Effect of Methane on Combustion of Glycerol and Methanol Blends Using a Novel Swirl Burst Injector in a Model Dual-Fuel Gas Turbine Combustor

• Published in: Clean technologies Vol. 6; no. 4; pp. 1445 - 1464
• Main Authors: Islam, S. M. Rafiul, Patel, Ishaan, Jiang, Lulin
• Format: Journal Article
• Language: English
• Published: 23.10.2024
• ISSN: 2571-8797; 2571-8797
• DOI: 10.3390/cleantechnol6040069

Glycerol, a byproduct of biodiesel, has moderate energy but high viscosity, making clean combustion challenging.
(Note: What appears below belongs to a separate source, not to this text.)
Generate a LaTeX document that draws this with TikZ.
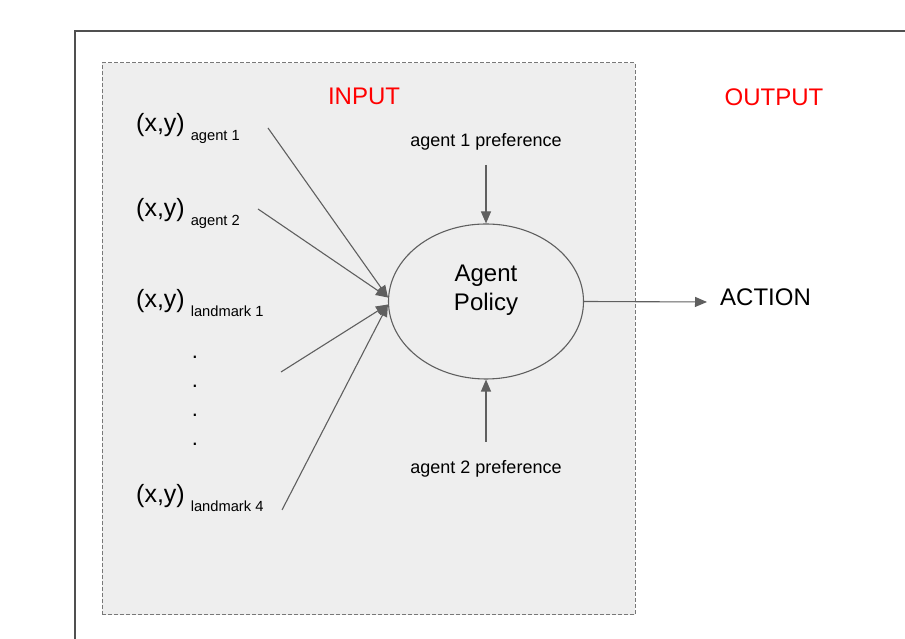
\documentclass[tikz,border=0pt]{standalone}
\usepackage{fontspec}
\setmainfont{Liberation Sans}
\usetikzlibrary{arrows.meta,shapes.geometric}
\definecolor{framegray}{RGB}{80,80,80}
\definecolor{dashgray}{RGB}{120,120,120}
\definecolor{boxfill}{RGB}{238,238,238}
\definecolor{arrgray}{RGB}{95,95,95}
\definecolor{redtxt}{RGB}{255,0,0}
\tikzset{
  conn/.style={draw=arrgray, line width=1.1pt, -{Triangle[length=12pt,width=10pt]}},
  bigtxt/.style={font=\fontsize{24}{29}\selectfont, inner sep=0pt},
  preftxt/.style={font=\fontsize{18}{22}\selectfont, inner sep=0pt, anchor=base},
  xylabel/.style={font=\fontsize{25}{30}\selectfont, inner sep=0pt, anchor=base west},
  dotmark/.style={font=\fontsize{22}{26}\selectfont, inner sep=0pt},
}
\newcommand{\subtxt}[1]{\hspace{6pt}\raisebox{-8.5pt}{\fontsize{14.7}{18}\selectfont #1}}
\begin{document}
\begin{tikzpicture}[x=1pt,y=1pt]
\useasboundingbox (0,0) rectangle (905,639);
% outer frame (cut by the picture edge)
\draw[framegray, line width=1.5pt] (905,608) -- (75,608) -- (75,0);
% input box
\draw[dashgray, fill=boxfill, line width=1pt, dash pattern=on 4pt off 2pt] (102,24) rectangle (635,576);
% titles
\node[bigtxt, text=redtxt, anchor=base] (input) at (364,534) {INPUT};
\node[bigtxt, text=redtxt, anchor=base] (output) at (774,533.5) {OUTPUT};
% policy ellipse
\node[draw=arrgray, line width=1.1pt, ellipse, minimum width=195pt, minimum height=155pt, inner sep=0pt] (policy) at (486,337.5) {};
\node[bigtxt, align=center] (policytxt) at (486,348.6) {Agent\\Policy};
% preferences
\node[preftxt] (pref1) at (486,492) {agent 1 preference};
\node[preftxt] (pref2) at (486,165) {agent 2 preference};
\coordinate (p1s) at (486,474);
\coordinate (p2s) at (486,197);
\draw[conn] (p1s) -- (policy.north);
\draw[conn] (p2s) -- (policy.south);
% action
\node[bigtxt, anchor=base west] (action) at (720,333) {ACTION};
\coordinate (acte) at (707,337);
\draw[conn] (policy.east) -- (acte);
% inputs
\node[xylabel] (xa1) at (136,507) {(x,y)\subtxt{agent 1}};
\node[xylabel] (xa2) at (136,422) {(x,y)\subtxt{agent 2}};
\node[xylabel] (xl1) at (136,331) {(x,y)\subtxt{landmark 1}};
\node[xylabel] (xl4) at (136,136) {(x,y)\subtxt{landmark 4}};
\node[dotmark] (d1) at (195,282) {.};
\node[dotmark] (d2) at (195,253) {.};
\node[dotmark] (d3) at (195,224) {.};
\node[dotmark] (d4) at (195,195) {.};
\coordinate (sa1) at (268,511);
\coordinate (sa2) at (258,430);
\coordinate (sl1) at (281,267);
\coordinate (sl4) at (282,129);
\coordinate (eup) at ([yshift=4pt]policy.west);
\coordinate (elo) at ([yshift=-3pt]policy.west);
\draw[conn] (sa1) -- (eup);
\draw[conn] (sa2) -- (eup);
\draw[conn] (sl1) -- (elo);
\draw[conn] (sl4) -- (elo);
\end{tikzpicture}
\end{document}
Quickly evaporating fine fuel sprays mix well with air and burn cleanly and efficiently. Unlike conventional air-blast atomizers discharging a jet core/film, a newly developed swirl burst (SB) injector generates fine sprays at the injector’s immediate exit, even for high-viscosity fuels, without preheating, using a unique two-phase atomization mechanism. It thus resulted in ultra-clean combustion for glycerol/methanol (G/M) blends, with complete combustion for G/M of 50/50 ratios by heat release rate (HRR). Lower combustion efficiencies were observed for G/M 60/40 and 70/30, representing crude glycerol. Hence, this study investigates the effect of premixed methane amount from 0–3 kW, and the effect of atomizing gas to liquid mass ratio (ALR) on the dual-fuel combustion efficiency of G/M 60/40-methane in a 7-kW lab-scale swirl-stabilized gas turbine combustor to facilitate crude glycerol use. Results show that more methane and increased ALR cause varying flame lift-off height, length, and gas product temperature. Regardless, mainly lean-premixed combustion, near-zero CO and NOx emissions (≤2 ppm), and ~100% combustion efficiency are enabled for all the cases by SB atomization with the assistance of a small amount of methane.